Look around any public setting in the USA-- malls, restaurants, college campuses-- and everyone seems to be staring at their phones. And it’s not only when they’re sitting still. I see people walking their dogs while looking at their phones, and I’ve even seen bicycle riders texting with one hand while riding. :eek: At the community college I attend most teachers have given up on telling kids to put away their phones during class. Families sit around a table in a restaurant and each person is on his/her phone. I’m surmising that’s also what they do at home.
Is it this way all over the world? For y’all who live or regularly travel outside the USA, what do you see WRT to cell phone use? Not so much talking on the phone, because after all, it is a phone, but texting, twitter, youtube, i.e., basically interacting with something on the phone instead of with the physical world and/or other people around them.
I’ve never really been anywhere, certainly not since cell phones became the norm, but I’m gonna hazard a guess: hell no. Especially since the U.S. isn’t even the leader in tech anymore (if we ever were). For a scary illustration, I recommend you watch Netflix’s Black Mirror.

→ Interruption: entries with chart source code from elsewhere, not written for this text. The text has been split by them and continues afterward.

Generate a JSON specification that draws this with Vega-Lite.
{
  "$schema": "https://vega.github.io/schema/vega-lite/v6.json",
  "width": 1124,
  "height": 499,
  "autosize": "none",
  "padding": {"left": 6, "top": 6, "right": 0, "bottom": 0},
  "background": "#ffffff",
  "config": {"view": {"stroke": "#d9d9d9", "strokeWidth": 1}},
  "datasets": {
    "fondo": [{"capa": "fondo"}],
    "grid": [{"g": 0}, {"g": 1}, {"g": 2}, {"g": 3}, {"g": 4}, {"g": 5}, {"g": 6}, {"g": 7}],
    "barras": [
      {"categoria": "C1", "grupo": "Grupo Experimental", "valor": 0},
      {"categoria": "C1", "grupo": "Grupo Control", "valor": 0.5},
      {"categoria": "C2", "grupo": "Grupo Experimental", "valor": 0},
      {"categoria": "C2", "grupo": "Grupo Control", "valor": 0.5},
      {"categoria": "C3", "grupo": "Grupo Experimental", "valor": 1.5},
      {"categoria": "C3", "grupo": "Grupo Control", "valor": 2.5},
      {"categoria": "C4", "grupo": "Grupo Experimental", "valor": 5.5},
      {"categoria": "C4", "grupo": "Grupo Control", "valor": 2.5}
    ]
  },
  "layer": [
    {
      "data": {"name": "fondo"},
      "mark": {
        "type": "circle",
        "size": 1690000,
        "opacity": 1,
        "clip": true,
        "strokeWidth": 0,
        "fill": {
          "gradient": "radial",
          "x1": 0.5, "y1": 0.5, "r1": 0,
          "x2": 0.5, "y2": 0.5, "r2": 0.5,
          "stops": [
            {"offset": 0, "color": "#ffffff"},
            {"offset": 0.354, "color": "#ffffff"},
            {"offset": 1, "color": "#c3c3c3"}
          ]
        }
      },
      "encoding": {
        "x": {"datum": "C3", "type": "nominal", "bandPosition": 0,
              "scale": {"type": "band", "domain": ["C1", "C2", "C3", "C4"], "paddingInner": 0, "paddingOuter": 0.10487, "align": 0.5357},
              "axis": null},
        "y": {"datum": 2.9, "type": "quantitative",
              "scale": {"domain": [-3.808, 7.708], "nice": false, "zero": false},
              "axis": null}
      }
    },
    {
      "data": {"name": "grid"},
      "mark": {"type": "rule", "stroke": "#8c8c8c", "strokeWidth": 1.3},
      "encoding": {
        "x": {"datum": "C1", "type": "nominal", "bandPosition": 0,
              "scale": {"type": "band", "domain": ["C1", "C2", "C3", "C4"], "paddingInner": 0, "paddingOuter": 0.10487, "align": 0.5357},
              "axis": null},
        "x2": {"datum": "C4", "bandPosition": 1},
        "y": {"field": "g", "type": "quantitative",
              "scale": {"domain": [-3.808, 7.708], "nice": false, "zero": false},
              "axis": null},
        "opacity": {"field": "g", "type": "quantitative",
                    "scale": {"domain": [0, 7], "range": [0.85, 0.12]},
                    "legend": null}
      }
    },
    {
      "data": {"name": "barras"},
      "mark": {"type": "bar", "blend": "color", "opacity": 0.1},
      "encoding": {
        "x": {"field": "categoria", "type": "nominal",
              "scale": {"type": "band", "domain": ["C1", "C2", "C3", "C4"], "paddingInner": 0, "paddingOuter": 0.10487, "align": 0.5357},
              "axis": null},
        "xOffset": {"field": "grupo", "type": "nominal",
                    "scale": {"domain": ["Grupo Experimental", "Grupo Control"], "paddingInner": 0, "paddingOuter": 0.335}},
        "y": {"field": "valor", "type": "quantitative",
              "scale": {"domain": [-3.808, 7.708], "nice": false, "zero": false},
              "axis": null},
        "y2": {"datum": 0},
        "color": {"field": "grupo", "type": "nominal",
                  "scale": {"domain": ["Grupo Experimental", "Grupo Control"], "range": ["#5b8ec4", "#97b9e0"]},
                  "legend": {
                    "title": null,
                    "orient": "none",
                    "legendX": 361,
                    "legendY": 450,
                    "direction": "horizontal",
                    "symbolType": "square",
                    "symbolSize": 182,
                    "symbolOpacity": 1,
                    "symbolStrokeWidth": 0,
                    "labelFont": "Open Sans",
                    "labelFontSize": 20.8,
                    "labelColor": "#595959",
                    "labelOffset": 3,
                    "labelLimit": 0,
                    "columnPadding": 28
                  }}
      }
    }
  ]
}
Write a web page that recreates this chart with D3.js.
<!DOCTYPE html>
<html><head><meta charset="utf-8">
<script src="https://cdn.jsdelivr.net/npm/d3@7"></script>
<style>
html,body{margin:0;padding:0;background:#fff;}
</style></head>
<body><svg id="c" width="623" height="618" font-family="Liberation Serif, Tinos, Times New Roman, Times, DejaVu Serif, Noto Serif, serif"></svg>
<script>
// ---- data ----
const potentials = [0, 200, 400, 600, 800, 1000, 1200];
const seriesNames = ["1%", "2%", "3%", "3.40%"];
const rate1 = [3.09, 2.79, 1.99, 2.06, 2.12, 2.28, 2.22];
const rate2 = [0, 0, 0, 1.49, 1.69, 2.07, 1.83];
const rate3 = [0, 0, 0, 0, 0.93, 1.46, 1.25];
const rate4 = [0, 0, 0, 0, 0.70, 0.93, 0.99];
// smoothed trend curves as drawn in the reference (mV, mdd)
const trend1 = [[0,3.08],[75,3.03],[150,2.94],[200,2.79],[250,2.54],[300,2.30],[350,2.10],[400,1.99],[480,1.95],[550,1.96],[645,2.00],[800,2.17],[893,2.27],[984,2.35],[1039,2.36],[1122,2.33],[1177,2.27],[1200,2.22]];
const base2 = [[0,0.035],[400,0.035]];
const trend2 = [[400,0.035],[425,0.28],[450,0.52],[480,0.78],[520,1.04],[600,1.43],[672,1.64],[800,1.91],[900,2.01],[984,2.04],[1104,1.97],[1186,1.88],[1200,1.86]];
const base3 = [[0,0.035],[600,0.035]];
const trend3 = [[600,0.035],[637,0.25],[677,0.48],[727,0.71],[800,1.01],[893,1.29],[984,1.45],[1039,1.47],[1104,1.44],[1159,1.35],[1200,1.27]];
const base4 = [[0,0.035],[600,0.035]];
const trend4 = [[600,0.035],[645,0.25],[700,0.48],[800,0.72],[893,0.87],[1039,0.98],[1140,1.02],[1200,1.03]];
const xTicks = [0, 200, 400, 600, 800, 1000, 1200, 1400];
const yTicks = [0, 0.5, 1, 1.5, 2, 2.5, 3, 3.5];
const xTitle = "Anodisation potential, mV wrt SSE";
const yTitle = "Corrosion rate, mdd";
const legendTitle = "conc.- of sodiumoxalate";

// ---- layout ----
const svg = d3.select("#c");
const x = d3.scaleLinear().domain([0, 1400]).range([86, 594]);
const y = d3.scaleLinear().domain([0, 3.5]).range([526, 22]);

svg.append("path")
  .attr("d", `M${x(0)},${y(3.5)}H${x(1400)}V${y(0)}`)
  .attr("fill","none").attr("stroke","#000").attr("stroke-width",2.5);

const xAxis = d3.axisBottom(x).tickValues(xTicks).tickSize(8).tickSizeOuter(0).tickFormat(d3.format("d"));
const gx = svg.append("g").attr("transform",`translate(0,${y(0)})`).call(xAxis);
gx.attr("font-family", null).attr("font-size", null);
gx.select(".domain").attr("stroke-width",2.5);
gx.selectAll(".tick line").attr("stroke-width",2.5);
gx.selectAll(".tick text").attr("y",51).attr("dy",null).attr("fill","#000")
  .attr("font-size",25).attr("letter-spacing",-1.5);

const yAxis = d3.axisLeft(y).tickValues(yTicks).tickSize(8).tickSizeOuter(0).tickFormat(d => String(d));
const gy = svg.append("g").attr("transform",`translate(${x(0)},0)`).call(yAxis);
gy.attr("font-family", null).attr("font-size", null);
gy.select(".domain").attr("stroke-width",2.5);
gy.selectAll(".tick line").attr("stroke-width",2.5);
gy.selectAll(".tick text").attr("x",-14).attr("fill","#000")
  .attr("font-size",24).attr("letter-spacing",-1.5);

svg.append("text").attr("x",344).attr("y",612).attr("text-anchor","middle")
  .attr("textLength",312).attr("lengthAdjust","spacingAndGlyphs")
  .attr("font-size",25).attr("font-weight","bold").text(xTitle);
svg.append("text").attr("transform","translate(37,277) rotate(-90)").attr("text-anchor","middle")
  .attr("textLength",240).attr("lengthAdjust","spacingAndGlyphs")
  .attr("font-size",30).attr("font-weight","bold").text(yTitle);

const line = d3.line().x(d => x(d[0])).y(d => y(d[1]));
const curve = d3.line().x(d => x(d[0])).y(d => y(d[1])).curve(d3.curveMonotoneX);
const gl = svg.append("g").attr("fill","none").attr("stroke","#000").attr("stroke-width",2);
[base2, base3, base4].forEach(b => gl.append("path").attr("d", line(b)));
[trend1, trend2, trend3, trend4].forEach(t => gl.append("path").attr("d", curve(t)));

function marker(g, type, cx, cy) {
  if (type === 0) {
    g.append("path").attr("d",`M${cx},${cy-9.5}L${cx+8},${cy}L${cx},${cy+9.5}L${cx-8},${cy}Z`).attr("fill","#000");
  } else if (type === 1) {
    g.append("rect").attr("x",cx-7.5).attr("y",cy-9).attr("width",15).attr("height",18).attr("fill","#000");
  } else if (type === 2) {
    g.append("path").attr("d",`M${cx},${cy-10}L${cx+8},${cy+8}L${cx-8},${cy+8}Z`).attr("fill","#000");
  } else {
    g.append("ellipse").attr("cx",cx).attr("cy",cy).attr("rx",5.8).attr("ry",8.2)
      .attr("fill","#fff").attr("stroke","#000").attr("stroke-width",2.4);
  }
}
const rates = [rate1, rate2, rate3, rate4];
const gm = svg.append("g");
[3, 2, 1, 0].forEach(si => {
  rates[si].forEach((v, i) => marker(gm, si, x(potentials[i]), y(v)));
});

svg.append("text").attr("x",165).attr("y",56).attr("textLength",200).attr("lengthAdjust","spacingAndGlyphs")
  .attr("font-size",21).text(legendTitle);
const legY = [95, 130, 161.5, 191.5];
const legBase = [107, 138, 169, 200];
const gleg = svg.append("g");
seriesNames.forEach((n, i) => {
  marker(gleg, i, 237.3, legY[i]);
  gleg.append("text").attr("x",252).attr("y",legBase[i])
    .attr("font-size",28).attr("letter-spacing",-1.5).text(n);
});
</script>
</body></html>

I did a thread not long ago about a family with both parents ignoring their son while they spent the entire time on their cell phones. It happens here in Taiwan and in Japan.
It’s appalling to me, and not because I’m a cranky geezer. How anyone can tune out the world around them is just bizarre. I’m really surprised that there aren’t more stories of muggings because people just have no awareness of who is around them. I’ve actually walked into people who are so engrossed in their little screen that they don’t see me coming towards them. And no, I will NOT get out of their way.
In Japan, not only phone screens but also hand-held game devices.
Some years back, there was a story* about a boy playing his game while walking behind his mother on a local train platform. Apparently, the boy fell off the platform just as a train was approaching. The train came to a screeching halt and authorities found the boy unhurt under the platform still playing his game.
See, I still have this mythology in my head that French families sit down to dinner together without a cell phone in sight. And that pubs in the U.K. are full of people playing darts, quaffing pints, and telling stories. And that somewhere in various places around the world, people are sitting in sidewalk cafes drinking tiny cups of strong coffee, people-watching, and talking.
Hell, I go to bars and such with wife n friends and I talk to them via text even when they are right next to me. Why? Because I want to look busy so the other assholes at the bar won’t talk to me. Or because the awful music is too loud. Or because I’m NOT talking to me friends/wife at the moment and I want to read the Dope. I can go out to the bar for booze all night and never actually speak to anyone.
Unfortunately, no. I know a whole lot of British, French, Italian and Portuguese people. Some of them currently live in the U.S. and others are just visiting. They are just as glued to their phones as anyone else. Oddly enough, I work in IT and I can’t stand Smart Phones even though I am forced to have one.
I am only partially kidding about Asia. You should see what the Japanese and South Koreans are doing. Africa is all about phones these days too. We are only cooked medium rare here.
You would probably have to visit the Amazon or New Guinea to find isolated populations that aren’t obsessed with Smart Phones yet. I hear some of them still have 3G service. I knew we were in trouble when I was in Costa Rica about 3 years ago and people making less than $300 a month kept asking me to like them on Facebook.
Indonesia resident here. You think AMERICANS are glued to their cell phones? You poor deluded child. You haven’t seen anything compared to the way Indonesians live.
Germany too. For me as a rail commuter it’s particularly annoying as I have places to go, a tight connection in a station very crowded at the morning commuter peak to make, while people amble before me looking at their smartphone.
In February of this year 12 people died in a train crash at Bad Aibling/Bavaria caused by the signalman being distracted by a game on his smartphone (Dungeon Hunter 5), manually overriding two signal interlocks and then pressing the wrong button when sending an emergency stop order.